With the images removed, repeat the data below exactly.

>> BEGIN Data shown

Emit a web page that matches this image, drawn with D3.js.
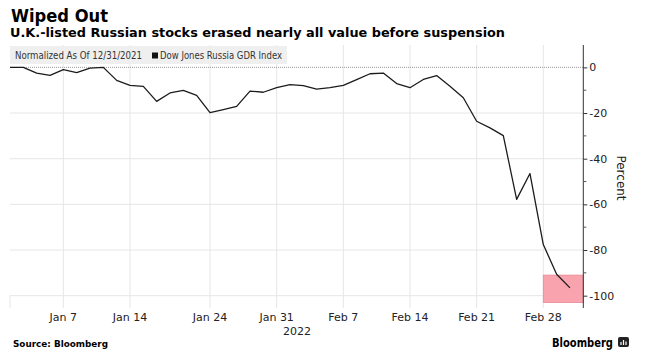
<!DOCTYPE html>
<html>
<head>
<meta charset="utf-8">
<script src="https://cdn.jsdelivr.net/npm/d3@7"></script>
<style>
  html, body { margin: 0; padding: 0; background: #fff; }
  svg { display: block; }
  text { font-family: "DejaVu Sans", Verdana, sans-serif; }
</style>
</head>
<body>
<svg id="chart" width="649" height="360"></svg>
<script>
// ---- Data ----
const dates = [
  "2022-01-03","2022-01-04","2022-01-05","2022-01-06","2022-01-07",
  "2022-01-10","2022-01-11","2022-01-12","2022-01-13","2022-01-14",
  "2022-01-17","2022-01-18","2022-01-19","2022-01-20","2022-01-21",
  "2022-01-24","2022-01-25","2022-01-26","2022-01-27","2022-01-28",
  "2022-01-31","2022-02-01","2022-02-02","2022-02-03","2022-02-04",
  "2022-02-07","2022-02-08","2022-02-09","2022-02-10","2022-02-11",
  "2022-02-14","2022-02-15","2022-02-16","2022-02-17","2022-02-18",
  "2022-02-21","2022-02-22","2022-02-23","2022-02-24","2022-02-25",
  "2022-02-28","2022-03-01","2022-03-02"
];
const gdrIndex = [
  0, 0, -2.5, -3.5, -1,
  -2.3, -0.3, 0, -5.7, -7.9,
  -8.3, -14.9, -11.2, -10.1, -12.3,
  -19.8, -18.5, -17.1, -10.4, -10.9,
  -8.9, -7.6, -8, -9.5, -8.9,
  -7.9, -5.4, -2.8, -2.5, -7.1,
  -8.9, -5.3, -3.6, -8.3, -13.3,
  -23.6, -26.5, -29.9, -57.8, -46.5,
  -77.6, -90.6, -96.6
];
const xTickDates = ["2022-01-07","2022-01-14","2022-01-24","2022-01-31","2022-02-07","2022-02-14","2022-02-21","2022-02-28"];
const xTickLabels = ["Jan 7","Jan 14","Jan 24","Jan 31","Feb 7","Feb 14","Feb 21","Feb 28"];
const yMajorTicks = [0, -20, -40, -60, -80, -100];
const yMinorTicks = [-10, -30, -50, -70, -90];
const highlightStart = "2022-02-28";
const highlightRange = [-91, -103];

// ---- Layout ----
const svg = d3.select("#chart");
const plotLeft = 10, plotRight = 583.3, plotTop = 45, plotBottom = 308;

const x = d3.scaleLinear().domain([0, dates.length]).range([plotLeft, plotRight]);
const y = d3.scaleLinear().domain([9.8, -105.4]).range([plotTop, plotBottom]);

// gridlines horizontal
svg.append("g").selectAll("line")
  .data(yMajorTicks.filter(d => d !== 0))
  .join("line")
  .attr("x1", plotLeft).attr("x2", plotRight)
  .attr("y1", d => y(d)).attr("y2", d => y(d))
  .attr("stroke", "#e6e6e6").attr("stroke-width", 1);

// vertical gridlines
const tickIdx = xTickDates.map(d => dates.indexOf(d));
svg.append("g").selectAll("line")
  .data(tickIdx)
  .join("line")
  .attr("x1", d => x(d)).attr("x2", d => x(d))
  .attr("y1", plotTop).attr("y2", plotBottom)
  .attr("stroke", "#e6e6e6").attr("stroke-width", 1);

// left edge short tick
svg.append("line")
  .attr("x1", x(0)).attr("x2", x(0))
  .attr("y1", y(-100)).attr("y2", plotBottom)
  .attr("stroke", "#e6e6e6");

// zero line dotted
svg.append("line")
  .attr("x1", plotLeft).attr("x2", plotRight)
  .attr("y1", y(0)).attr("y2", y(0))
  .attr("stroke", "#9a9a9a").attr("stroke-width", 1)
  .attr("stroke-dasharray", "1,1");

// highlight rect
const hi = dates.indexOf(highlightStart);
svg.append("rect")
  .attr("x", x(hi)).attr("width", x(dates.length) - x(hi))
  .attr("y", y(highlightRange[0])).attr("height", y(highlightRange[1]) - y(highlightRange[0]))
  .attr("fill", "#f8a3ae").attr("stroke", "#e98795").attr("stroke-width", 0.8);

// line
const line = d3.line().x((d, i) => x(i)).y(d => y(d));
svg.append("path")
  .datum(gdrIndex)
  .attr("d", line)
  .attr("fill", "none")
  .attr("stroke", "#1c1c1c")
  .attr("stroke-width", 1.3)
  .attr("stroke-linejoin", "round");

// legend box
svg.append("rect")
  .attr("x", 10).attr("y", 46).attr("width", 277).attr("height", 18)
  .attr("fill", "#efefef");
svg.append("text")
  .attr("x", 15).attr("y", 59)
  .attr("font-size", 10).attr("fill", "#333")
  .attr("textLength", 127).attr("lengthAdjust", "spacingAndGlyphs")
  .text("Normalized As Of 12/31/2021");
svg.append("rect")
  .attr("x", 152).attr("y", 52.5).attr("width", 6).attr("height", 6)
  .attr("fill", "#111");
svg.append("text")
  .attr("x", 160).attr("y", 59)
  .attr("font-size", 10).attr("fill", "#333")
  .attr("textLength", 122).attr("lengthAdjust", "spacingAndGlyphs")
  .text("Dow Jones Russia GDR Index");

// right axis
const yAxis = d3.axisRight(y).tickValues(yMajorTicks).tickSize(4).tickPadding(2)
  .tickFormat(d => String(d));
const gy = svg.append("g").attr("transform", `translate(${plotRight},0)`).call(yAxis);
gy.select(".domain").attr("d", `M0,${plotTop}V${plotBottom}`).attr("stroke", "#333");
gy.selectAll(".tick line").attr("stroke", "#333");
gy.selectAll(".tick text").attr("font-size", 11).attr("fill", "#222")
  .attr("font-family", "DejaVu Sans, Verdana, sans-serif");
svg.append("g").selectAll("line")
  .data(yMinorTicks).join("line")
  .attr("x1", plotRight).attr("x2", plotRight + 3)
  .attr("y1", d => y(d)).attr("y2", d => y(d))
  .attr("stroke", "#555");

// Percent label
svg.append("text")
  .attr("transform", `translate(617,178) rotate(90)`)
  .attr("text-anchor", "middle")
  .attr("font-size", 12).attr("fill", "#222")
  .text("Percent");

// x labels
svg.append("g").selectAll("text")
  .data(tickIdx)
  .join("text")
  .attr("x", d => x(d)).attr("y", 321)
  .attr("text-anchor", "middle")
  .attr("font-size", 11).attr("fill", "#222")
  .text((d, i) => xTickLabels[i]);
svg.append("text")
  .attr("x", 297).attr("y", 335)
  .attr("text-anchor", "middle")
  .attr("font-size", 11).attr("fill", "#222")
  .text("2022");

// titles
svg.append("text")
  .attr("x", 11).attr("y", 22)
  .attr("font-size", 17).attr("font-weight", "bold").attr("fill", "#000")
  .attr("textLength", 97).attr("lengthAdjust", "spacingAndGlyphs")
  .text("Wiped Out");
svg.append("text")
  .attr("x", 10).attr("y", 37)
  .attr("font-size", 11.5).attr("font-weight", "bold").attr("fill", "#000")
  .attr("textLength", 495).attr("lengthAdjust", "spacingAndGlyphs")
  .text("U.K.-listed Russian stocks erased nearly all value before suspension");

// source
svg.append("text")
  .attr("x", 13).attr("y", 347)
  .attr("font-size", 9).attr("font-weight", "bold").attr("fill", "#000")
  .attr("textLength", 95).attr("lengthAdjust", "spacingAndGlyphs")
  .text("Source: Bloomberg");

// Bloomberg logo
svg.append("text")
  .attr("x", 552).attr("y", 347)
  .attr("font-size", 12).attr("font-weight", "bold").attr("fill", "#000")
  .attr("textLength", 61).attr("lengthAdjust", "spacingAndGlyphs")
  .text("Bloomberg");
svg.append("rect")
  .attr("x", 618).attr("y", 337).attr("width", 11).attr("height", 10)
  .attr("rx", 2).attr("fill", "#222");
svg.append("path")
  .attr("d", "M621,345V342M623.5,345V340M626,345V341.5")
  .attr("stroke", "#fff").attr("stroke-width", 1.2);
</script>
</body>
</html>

>> END Data shown

◆ **Correct answer**
Emit a web page that matches this image, drawn with D3.js.
<!DOCTYPE html>
<html>
<head>
<meta charset="utf-8">
<script src="https://cdn.jsdelivr.net/npm/d3@7"></script>
<style>
  html, body { margin: 0; padding: 0; background: #fff; }
  svg { display: block; }
  text { font-family: "DejaVu Sans", Verdana, sans-serif; }
</style>
</head>
<body>
<svg id="chart" width="649" height="360"></svg>
<script>
// ---- Data ----
const dates = [
  "2022-01-03","2022-01-04","2022-01-05","2022-01-06","2022-01-07",
  "2022-01-10","2022-01-11","2022-01-12","2022-01-13","2022-01-14",
  "2022-01-17","2022-01-18","2022-01-19","2022-01-20","2022-01-21",
  "2022-01-24","2022-01-25","2022-01-26","2022-01-27","2022-01-28",
  "2022-01-31","2022-02-01","2022-02-02","2022-02-03","2022-02-04",
  "2022-02-07","2022-02-08","2022-02-09","2022-02-10","2022-02-11",
  "2022-02-14","2022-02-15","2022-02-16","2022-02-17","2022-02-18",
  "2022-02-21","2022-02-22","2022-02-23","2022-02-24","2022-02-25",
  "2022-02-28","2022-03-01","2022-03-02"
];
const gdrIndex = [
  0, 0, -2.5, -3.5, -1,
  -2.3, -0.3, 0, -5.7, -7.9,
  -8.3, -14.9, -11.2, -10.1, -12.3,
  -19.8, -18.5, -17.1, -10.4, -10.9,
  -8.9, -7.6, -8, -9.5, -8.9,
  -7.9, -5.4, -2.8, -2.5, -7.1,
  -8.9, -5.3, -3.6, -8.3, -13.3,
  -23.6, -26.5, -29.9, -57.8, -46.5,
  -77.6, -90.6, -96.6
];
const xTickDates = ["2022-01-07","2022-01-14","2022-01-24","2022-01-31","2022-02-07","2022-02-14","2022-02-21","2022-02-28"];
const xTickLabels = ["Jan 7","Jan 14","Jan 24","Jan 31","Feb 7","Feb 14","Feb 21","Feb 28"];
const yMajorTicks = [0, -20, -40, -60, -80, -100];
const yMinorTicks = [-10, -30, -50, -70, -90];
const highlightStart = "2022-02-28";
const highlightRange = [-91, -103];

// ---- Layout ----
const svg = d3.select("#chart");
const plotLeft = 10, plotRight = 583.3, plotTop = 45, plotBottom = 308;

const x = d3.scaleLinear().domain([0, dates.length]).range([plotLeft, plotRight]);
const y = d3.scaleLinear().domain([9.8, -105.4]).range([plotTop, plotBottom]);

// gridlines horizontal
svg.append("g").selectAll("line")
  .data(yMajorTicks.filter(d => d !== 0))
  .join("line")
  .attr("x1", plotLeft).attr("x2", plotRight)
  .attr("y1", d => y(d)).attr("y2", d => y(d))
  .attr("stroke", "#e6e6e6").attr("stroke-width", 1);

// vertical gridlines
const tickIdx = xTickDates.map(d => dates.indexOf(d));
svg.append("g").selectAll("line")
  .data(tickIdx)
  .join("line")
  .attr("x1", d => x(d)).attr("x2", d => x(d))
  .attr("y1", plotTop).attr("y2", plotBottom)
  .attr("stroke", "#e6e6e6").attr("stroke-width", 1);

// left edge short tick
svg.append("line")
  .attr("x1", x(0)).attr("x2", x(0))
  .attr("y1", y(-100)).attr("y2", plotBottom)
  .attr("stroke", "#e6e6e6");

// zero line dotted
svg.append("line")
  .attr("x1", plotLeft).attr("x2", plotRight)
  .attr("y1", y(0)).attr("y2", y(0))
  .attr("stroke", "#9a9a9a").attr("stroke-width", 1)
  .attr("stroke-dasharray", "1,1");

// highlight rect
const hi = dates.indexOf(highlightStart);
svg.append("rect")
  .attr("x", x(hi)).attr("width", x(dates.length) - x(hi))
  .attr("y", y(highlightRange[0])).attr("height", y(highlightRange[1]) - y(highlightRange[0]))
  .attr("fill", "#f8a3ae").attr("stroke", "#e98795").attr("stroke-width", 0.8);

// line
const line = d3.line().x((d, i) => x(i)).y(d => y(d));
svg.append("path")
  .datum(gdrIndex)
  .attr("d", line)
  .attr("fill", "none")
  .attr("stroke", "#1c1c1c")
  .attr("stroke-width", 1.3)
  .attr("stroke-linejoin", "round");

// legend box
svg.append("rect")
  .attr("x", 10).attr("y", 46).attr("width", 277).attr("height", 18)
  .attr("fill", "#efefef");
svg.append("text")
  .attr("x", 15).attr("y", 59)
  .attr("font-size", 10).attr("fill", "#333")
  .attr("textLength", 127).attr("lengthAdjust", "spacingAndGlyphs")
  .text("Normalized As Of 12/31/2021");
svg.append("rect")
  .attr("x", 152).attr("y", 52.5).attr("width", 6).attr("height", 6)
  .attr("fill", "#111");
svg.append("text")
  .attr("x", 160).attr("y", 59)
  .attr("font-size", 10).attr("fill", "#333")
  .attr("textLength", 122).attr("lengthAdjust", "spacingAndGlyphs")
  .text("Dow Jones Russia GDR Index");

// right axis
const yAxis = d3.axisRight(y).tickValues(yMajorTicks).tickSize(4).tickPadding(2)
  .tickFormat(d => String(d));
const gy = svg.append("g").attr("transform", `translate(${plotRight},0)`).call(yAxis);
gy.select(".domain").attr("d", `M0,${plotTop}V${plotBottom}`).attr("stroke", "#333");
gy.selectAll(".tick line").attr("stroke", "#333");
gy.selectAll(".tick text").attr("font-size", 11).attr("fill", "#222")
  .attr("font-family", "DejaVu Sans, Verdana, sans-serif");
svg.append("g").selectAll("line")
  .data(yMinorTicks).join("line")
  .attr("x1", plotRight).attr("x2", plotRight + 3)
  .attr("y1", d => y(d)).attr("y2", d => y(d))
  .attr("stroke", "#555");

// Percent label
svg.append("text")
  .attr("transform", `translate(617,178) rotate(90)`)
  .attr("text-anchor", "middle")
  .attr("font-size", 12).attr("fill", "#222")
  .text("Percent");

// x labels
svg.append("g").selectAll("text")
  .data(tickIdx)
  .join("text")
  .attr("x", d => x(d)).attr("y", 321)
  .attr("text-anchor", "middle")
  .attr("font-size", 11).attr("fill", "#222")
  .text((d, i) => xTickLabels[i]);
svg.append("text")
  .attr("x", 297).attr("y", 335)
  .attr("text-anchor", "middle")
  .attr("font-size", 11).attr("fill", "#222")
  .text("2022");

// titles
svg.append("text")
  .attr("x", 11).attr("y", 22)
  .attr("font-size", 17).attr("font-weight", "bold").attr("fill", "#000")
  .attr("textLength", 97).attr("lengthAdjust", "spacingAndGlyphs")
  .text("Wiped Out");
svg.append("text")
  .attr("x", 10).attr("y", 37)
  .attr("font-size", 11.5).attr("font-weight", "bold").attr("fill", "#000")
  .attr("textLength", 495).attr("lengthAdjust", "spacingAndGlyphs")
  .text("U.K.-listed Russian stocks erased nearly all value before suspension");

// source
svg.append("text")
  .attr("x", 13).attr("y", 347)
  .attr("font-size", 9).attr("font-weight", "bold").attr("fill", "#000")
  .attr("textLength", 95).attr("lengthAdjust", "spacingAndGlyphs")
  .text("Source: Bloomberg");

// Bloomberg logo
svg.append("text")
  .attr("x", 552).attr("y", 347)
  .attr("font-size", 12).attr("font-weight", "bold").attr("fill", "#000")
  .attr("textLength", 61).attr("lengthAdjust", "spacingAndGlyphs")
  .text("Bloomberg");
svg.append("rect")
  .attr("x", 618).attr("y", 337).attr("width", 11).attr("height", 10)
  .attr("rx", 2).attr("fill", "#222");
svg.append("path")
  .attr("d", "M621,345V342M623.5,345V340M626,345V341.5")
  .attr("stroke", "#fff").attr("stroke-width", 1.2);
</script>
</body>
</html>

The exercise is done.